Il est également essentiel de prévoir des stratégies d’approche des ménages qui ne sont pas touchés par les canaux traditionnels d’information ou qui ne vont pas du tout se sentir concernés parce que la rénovation de leur logement semble totalement hors de portée. Un réseau d’aide centré sur l’action locale peut ensuite prendre le relais. Ces réseaux sont une alternative à la logique de guichet unique puisqu’ils permettent de conserver une multiplicité de portes d’entrée pour les personnes.
L’approche par quartier des enjeux de rénovation permet d’identifier des lieux d’action prioritaires, où se conjuguent faible revenu et mal logement. Derrière les approches par quartier, il y a aussi cette idée de ne pas être seul face aux travaux, face aux entrepreneurs, et c’est une occasion de créer ou recréer du lien social dans les quartiers. Mais ça demande du temps et des moyens.
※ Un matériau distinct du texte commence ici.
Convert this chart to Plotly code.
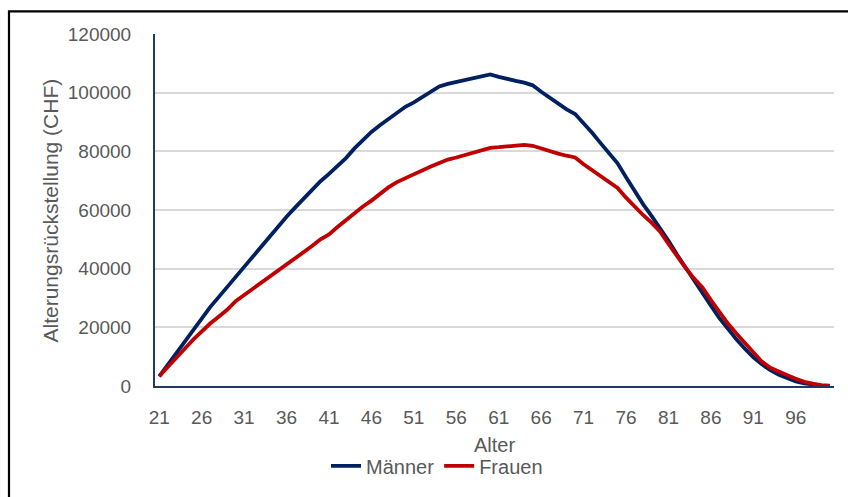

Une inquiétude des organisations sociales est également que les efforts de rénovation débouchent sur des hausses de loyers et des formes de gentrification des quartiers. Pour ce faire, ces organisations défendent un dispositif d’encadrement des loyers intégrant le critère de performance énergétique et visant à la fois l’établissement de loyers raisonnables et la valorisation des travaux de rénovation consentis par les bailleur·se·s (déduction faite des aides publiques). Il doit également y avoir des lieux où propriétaire et locataire peuvent se concerter, et où un arbitrage peut être proposé en cas de désaccord (commissions paritaires locatives).
En guise de conclusion
La mise en place de ce marché est une opportunité de s’attaquer en même temps au dérèglement climatique et à la lutte contre la pauvreté. Mais un marché reste un marché : sans politiques publiques fortes pour réduire la dépendance de toutes et tous aux combustibles et carburants fossiles, la transition vers la neutralité carbone ne se fera pas toute seule. Les organisations sociales, environnementales et défendant les petites entreprises doivent maintenant faire entendre leur voix pour définir à quoi les recettes de l’ETS 2 seront affectées.